§ **Aim of the task**: Nothing beyond the line containing "var tickValues = [0, 0.35, 0.7];" is to be printed; print exactly each line from the start of the records below through that line, leaving out pictures.

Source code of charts
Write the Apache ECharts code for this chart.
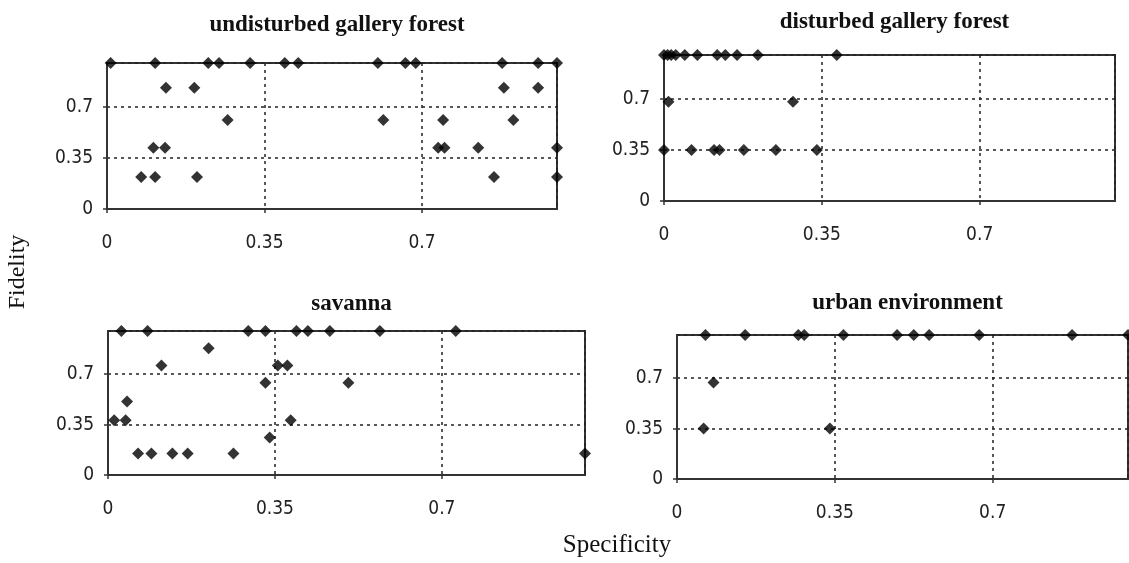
<!DOCTYPE html>
<html>
<head>
<meta charset="utf-8">
<script src="https://cdn.jsdelivr.net/npm/echarts@6/dist/echarts.min.js"></script>
<style>
    html, body { margin: 0; padding: 0; background: #fff; }
    #chart { width: 1129px; height: 563px; }
</style>
</head>
<body>
<div id="chart"></div>
<script>
var panelTitles = ['undisturbed gallery forest', 'disturbed gallery forest', 'savanna', 'urban environment'];
var tickValues = [0, 0.35, 0.7];

// specificity (x) / fidelity (y) for each habitat
var undisturbedSpec = [0.008, 0.107, 0.225, 0.249, 0.318, 0.395, 0.425, 0.602, 0.663, 0.686, 0.878, 0.958, 1.0,
    0.131, 0.194, 0.882, 0.958,
    0.268, 0.614, 0.747, 0.903,
    0.103, 0.129, 0.736, 0.75, 0.825, 1.0,
    0.076, 0.107, 0.2, 0.86, 1.0];
var undisturbedFid = [1, 1, 1, 1, 1, 1, 1, 1, 1, 1, 1, 1, 1,
    0.83, 0.83, 0.83, 0.83,
    0.61, 0.61, 0.61, 0.61,
    0.42, 0.42, 0.42, 0.42, 0.42, 0.42,
    0.22, 0.22, 0.22, 0.22, 0.22];

var disturbedSpec = [0.0, 0.008, 0.016, 0.026, 0.046, 0.074, 0.118, 0.136, 0.162, 0.208, 0.383,
    0.01, 0.286,
    0.0, 0.061, 0.111, 0.123, 0.177, 0.248, 0.339];
var disturbedFid = [1, 1, 1, 1, 1, 1, 1, 1, 1, 1, 1,
    0.68, 0.68,
    0.35, 0.35, 0.35, 0.35, 0.35, 0.35, 0.35];

var savannaSpec = [0.028, 0.083, 0.294, 0.33, 0.395, 0.419, 0.465, 0.57, 0.729,
    0.211,
    0.112, 0.356, 0.376,
    0.33, 0.504,
    0.04,
    0.013, 0.037, 0.383,
    0.339,
    0.063, 0.091, 0.135, 0.167, 0.263, 1.0];
var savannaFid = [1, 1, 1, 1, 1, 1, 1, 1, 1,
    0.88,
    0.76, 0.76, 0.76,
    0.64, 0.64,
    0.51,
    0.38, 0.38, 0.38,
    0.26,
    0.15, 0.15, 0.15, 0.15, 0.15, 0.15];

var urbanSpec = [0.063, 0.151, 0.269, 0.282, 0.369, 0.488, 0.525, 0.559, 0.67, 0.876, 1.0,
    0.081,
    0.059, 0.339];
var urbanFid = [1, 1, 1, 1, 1, 1, 1, 1, 1, 1, 1,
    0.67,
    0.35, 0.35];

var allSpec = [undisturbedSpec, disturbedSpec, savannaSpec, urbanSpec];
var allFid = [undisturbedFid, disturbedFid, savannaFid, urbanFid];

// plot boxes in pixels: left, top, width, height
var boxes = [
    [107, 63, 450, 146],
    [664, 55, 451, 146],
    [108, 331, 477, 144],
    [677, 335, 451, 144]
];
var titleTops = [9, 6, 288, 287];

var labelFont = '"Liberation Sans Narrow", "Arial Narrow", "DejaVu Sans Condensed", sans-serif';
var serifFont = '"Liberation Serif", "Times New Roman", serif';

function zip(xs, ys) {
    var out = [];
    for (var i = 0; i < xs.length; i++) {
        out.push([xs[i], ys[i]]);
    }
    return out;
}

function makeAxis(i, isX) {
    return {
        type: 'value',
        gridIndex: i,
        min: tickValues[0],
        max: 1,
        interval: tickValues[1] - tickValues[0],
        axisLine: { show: true, onZero: false, lineStyle: { color: '#333', width: 2 } },
        axisTick: { show: true, length: 4, lineStyle: { color: '#333', width: 1.5 } },
        axisLabel: {
            show: true,
            showMaxLabel: false,
            margin: isX ? 25 : 14,
            color: '#222',
            fontFamily: labelFont,
            fontSize: 19,
            formatter: function (v) {
                var r = Math.round(v * 100) / 100;
                return tickValues.indexOf(r) >= 0 ? String(r) : '';
            }
        },
        splitLine: { show: true, lineStyle: { color: '#222', width: 1.5, type: [3, 4] } }
    };
}

var grids = [], xAxes = [], yAxes = [], series = [], titles = [];
for (var i = 0; i < 4; i++) {
    var b = boxes[i];
    grids.push({
        left: b[0], top: b[1], width: b[2], height: b[3],
        show: true, borderColor: '#333', borderWidth: 2, containLabel: false
    });
    xAxes.push(makeAxis(i, true));
    yAxes.push(makeAxis(i, false));
    series.push({
        type: 'scatter',
        name: panelTitles[i],
        xAxisIndex: i,
        yAxisIndex: i,
        symbol: 'diamond',
        symbolSize: 12,
        itemStyle: { color: '#000' },
        clip: false,
        data: zip(allSpec[i], allFid[i])
    });
    titles.push({
        text: panelTitles[i],
        left: b[0] + b[2] / 2,
        top: titleTops[i],
        textAlign: 'center',
        textStyle: { fontFamily: serifFont, fontWeight: 'bold', fontSize: 23, color: '#111' }
    });
}

var chart = echarts.init(document.getElementById('chart'), null, { renderer: 'canvas' });
chart.setOption({
    animation: false,
    backgroundColor: '#fff',
    title: titles,
    grid: grids,
    xAxis: xAxes,
    yAxis: yAxes,
    series: series,
    graphic: [{
        type: 'text',
        x: 18, y: 272,
        rotation: Math.PI / 2,
        style: { text: 'Fidelity', font: '24px ' + serifFont, fill: '#111', textAlign: 'center', textVerticalAlign: 'middle' }
    }, {
        type: 'text',
        x: 617, y: 545,
        style: { text: 'Specificity', font: '25px ' + serifFont, fill: '#111', textAlign: 'center', textVerticalAlign: 'middle' }
    }]
});
</script>
</body>
</html>
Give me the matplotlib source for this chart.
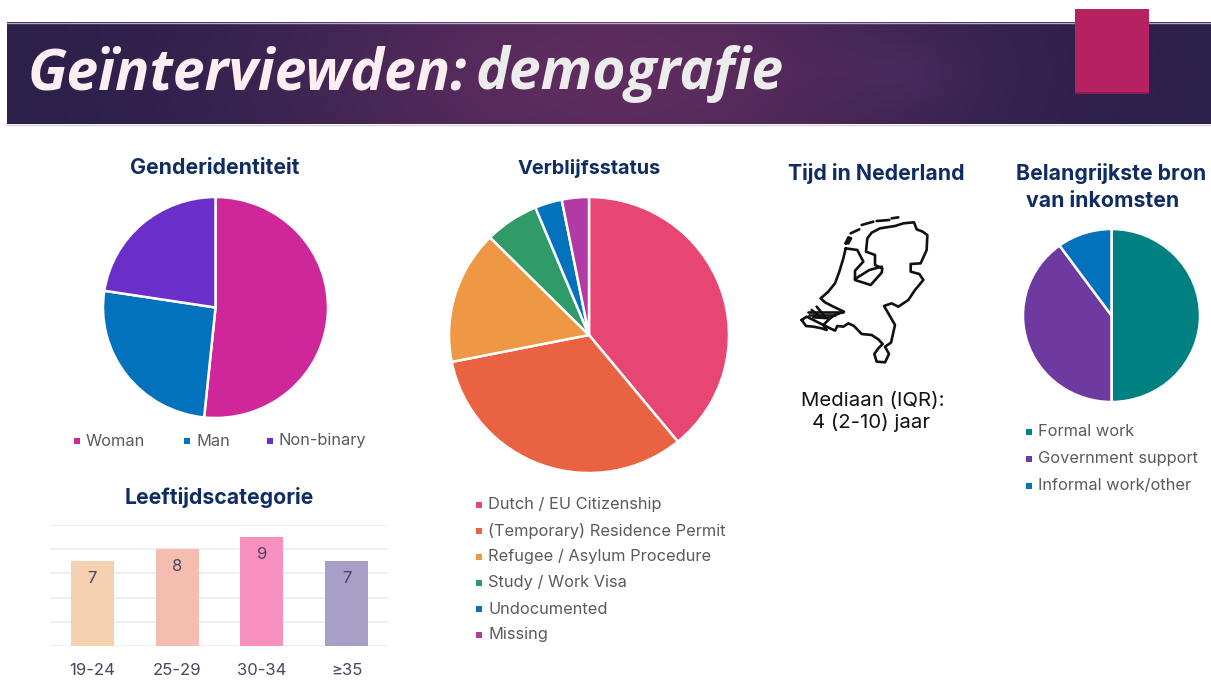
import matplotlib
matplotlib.use("Agg")
import matplotlib.pyplot as plt
import numpy as np
from matplotlib.patches import Rectangle

W = 1211
H = 680

plt.rcParams['font.family'] = ['Inter', 'DejaVu Sans']

# gegevens
gender_labels = ["Woman", "Man", "Non-binary"]
gender_values = [16, 8, 7]
gender_colors = ["#cf2699", "#0272bd", "#6a2fc9"]

status_labels = ["Dutch / EU Citizenship", "(Temporary) Residence Permit", "Refugee / Asylum Procedure",
                 "Study / Work Visa", "Undocumented", "Missing"]
status_values = [12.5, 10.5, 5, 2, 1, 1]
status_colors = ["#e84672", "#e96242", "#ee9745", "#2f9b68", "#0272bd", "#b13aa3"]

income_labels = ["Formal work", "Government support", "Informal work/other"]
income_values = [15, 12, 3]
income_colors = ["#008080", "#6f3a9f", "#0272bd"]

age_labels = ["19-24", "25-29", "30-34", "≥35"]
age_values = [7, 8, 9, 7]
age_colors = ["#f6d1b1", "#f4bdb0", "#f78fbf", "#a89fc6"]

# omtrek van Nederland (pictogram), punten op een raster van 1/3 pixel
nl_main = [(197, 145), (190, 175), (178, 215), (165, 250), (145, 275), (122, 295), (135, 307), (160, 320),
           (192, 335), (165, 345), (150, 355), (130, 375), (165, 392), (172, 378), (190, 380), (205, 370),
           (222, 378), (245, 402), (275, 405), (295, 418), (308, 432), (295, 445), (283, 462), (290, 485),
           (315, 487), (327, 462), (315, 440), (333, 428), (345, 375), (325, 340), (312, 318), (335, 310),
           (355, 320), (385, 300), (395, 285), (405, 270), (430, 240), (418, 222), (392, 215), (392, 192),
           (422, 190), (440, 150), (442, 105), (428, 95), (410, 88), (402, 67), (370, 70), (345, 78),
           (300, 85), (275, 98), (262, 115), (258, 155), (285, 165), (285, 195), (307, 205), (305, 218),
           (272, 255), (225, 240), (225, 212), (250, 185), (232, 150), (197, 145)]
nl_flevo = [(225, 237), (268, 210), (305, 200)]
nl_islands = [[(197, 130), (205, 112), (213, 115), (205, 130), (197, 130)],
              [(212, 100), (238, 88)],
              [(245, 75), (280, 65)],
              [(290, 63), (328, 60)],
              [(335, 55), (355, 52)]]
nl_zeeland = [[(85, 335), (190, 335)], [(88, 345), (165, 345)], [(100, 352), (150, 355)],
              [(110, 320), (135, 350)], [(95, 330), (120, 350)],
              [(65, 360), (78, 378), (100, 380), (125, 385), (140, 390), (130, 375), (100, 360), (80, 350),
               (65, 360)]]


def axes_px(x0, y0, x1, y1, **kw):
    return fig.add_axes([x0 / W, 1 - y1 / H, (x1 - x0) / W, (y1 - y0) / H], **kw)


def draw_pie(cx, cy, rx, ry, values, colors):
    ax = axes_px(cx - rx, cy - ry, cx + rx, cy + ry)
    ax.pie(values, colors=colors, startangle=90, counterclock=False, radius=1,
           wedgeprops={"edgecolor": "white", "linewidth": 1.8, "clip_on": False})
    ax.set_aspect("auto")
    ax.set_xlim(-1, 1)
    ax.set_ylim(-1, 1)


def legend_row(x, y, label, color, size=11.8):
    bg.add_patch(Rectangle((x - 3, y - 3), 6, 6, color=color, lw=0))
    bg.text(x + 9, y, label, fontsize=size, color="#5a5a5a", va="center", ha="left")


fig = plt.figure(figsize=(W / 100, H / 100), dpi=100, facecolor="white")

# achtergrond in pixels
bg = axes_px(0, 0, W, H)
bg.set_xlim(0, W)
bg.set_ylim(H, 0)
bg.axis("off")

# banner met verloop
xs = np.linspace(0, 1, 600)
ys = np.linspace(-1, 1, 60)
gx, gy = np.meshgrid(xs, ys)
t = np.exp(-((gx - 0.5) / 0.27) ** 2) * (1 - 0.12 * np.abs(gy))
blob = 0.28 * np.exp(-((gx - 0.745) / 0.05) ** 2 - (gy / 0.7) ** 2)
left = np.array([42, 32, 74]) / 255
right = np.array([96, 45, 96]) / 255
blob_c = np.array([70, 45, 105]) / 255
img = left + (right - left) * t[..., None] + (blob_c - left) * blob[..., None]
bg.imshow(img, extent=(7, W, 124, 22), aspect="auto", zorder=1)
bg.set_xlim(0, W)
bg.set_ylim(H, 0)
bg.plot([7, W], [22.5, 22.5], color="#b9a9c4", lw=1, zorder=2)
bg.plot([7, W], [124.5, 124.5], color="#d5d2dc", lw=1, zorder=2)

bg.add_patch(Rectangle((1075, 92), 74, 2, color="#8c1c50", lw=0, zorder=3))
bg.add_patch(Rectangle((1075, 9), 74, 83, color="#b52161", lw=0, zorder=3))

bg.text(28, 74, "Geïnterviewden:", fontsize=41, fontweight="bold", style="italic", color="#fdeef2",
        family=["Open Sans", "DejaVu Sans"], va="center", ha="left", zorder=4)
bg.text(476, 74, "demografie", fontsize=41, fontweight="bold", style="italic", color="#ececec",
        family=["Open Sans", "DejaVu Sans"], va="center", ha="left", zorder=4)

# titels
title_color = "#0f2d63"
title_size = 15.3
bg.text(215, 168, "Genderidentiteit", fontsize=title_size, fontweight="bold", color=title_color, ha="center", va="center")
bg.text(589, 168, "Verblijfsstatus", fontsize=14.3, fontweight="bold", color=title_color, ha="center", va="center")
bg.text(876, 173, "Tijd in Nederland", fontsize=title_size, fontweight="bold", color=title_color, ha="center", va="center")
bg.text(1111, 174, "Belangrijkste bron", fontsize=title_size, fontweight="bold", color=title_color, ha="center", va="center")
bg.text(1103, 201, "van inkomsten", fontsize=title_size, fontweight="bold", color=title_color, ha="center", va="center")
bg.text(219, 498, "Leeftijdscategorie", fontsize=title_size, fontweight="bold", color=title_color, ha="center", va="center")

# taartdiagrammen
draw_pie(215.5, 307.5, 112.5, 110.5, gender_values, gender_colors)
draw_pie(589, 335, 140, 138, status_values, status_colors)
draw_pie(1111.5, 315.5, 88.5, 86.5, income_values, income_colors)

# legenda's
for x, lab, col in zip([77, 187, 270], gender_labels, gender_colors):
    legend_row(x, 441, lab, col)
for y, lab, col in zip([505, 531, 557, 583, 609, 635], status_labels, status_colors):
    legend_row(479, y, lab, col)
for y, lab, col in zip([432, 459, 486], income_labels, income_colors):
    legend_row(1029, y, lab, col)

# kaart van Nederland
for line in [nl_main, nl_flevo] + nl_islands + nl_zeeland:
    pts = np.array(line) / 3
    bg.plot(780 + pts[:, 0], 200 + pts[:, 1], color="#111111", lw=1.9, solid_joinstyle="round", solid_capstyle="round")

bg.text(873, 401, "Mediaan (IQR):", fontsize=14.7, color="#111111", ha="center", va="center")
bg.text(871, 422, "4 (2-10) jaar", fontsize=14.7, color="#111111", ha="center", va="center")

# staafdiagram leeftijd
ax = axes_px(50, 525, 389, 646)
ax.patch.set_alpha(0)
pos = np.arange(len(age_labels))
ax.bar(pos, age_values, width=0.51, color=age_colors, zorder=3)
ax.set_xlim(-0.5, 3.5)
ax.set_ylim(0, 10)
ax.set_yticks(range(0, 11, 2))
ax.set_yticklabels([])
ax.set_xticks(pos)
ax.set_xticklabels(age_labels, fontsize=12, color="#4a4560")
ax.tick_params(length=0, pad=12)
ax.grid(axis="y", color="#eeeef5", lw=1.5, zorder=0)
for s in ax.spines.values():
    s.set_visible(False)
for p, v in zip(pos, age_values):
    ax.annotate(str(v), (p, v), xytext=(0, -7), textcoords="offset points", ha="center", va="top",
                fontsize=12, color="#4a4560", zorder=4)

fig.savefig("out.png", dpi=100)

§ **Response to this exercise**:
Write the Apache ECharts code for this chart.
<!DOCTYPE html>
<html>
<head>
<meta charset="utf-8">
<script src="https://cdn.jsdelivr.net/npm/echarts@6/dist/echarts.min.js"></script>
<style>
    html, body { margin: 0; padding: 0; background: #fff; }
    #chart { width: 1129px; height: 563px; }
</style>
</head>
<body>
<div id="chart"></div>
<script>
var panelTitles = ['undisturbed gallery forest', 'disturbed gallery forest', 'savanna', 'urban environment'];
var tickValues = [0, 0.35, 0.7];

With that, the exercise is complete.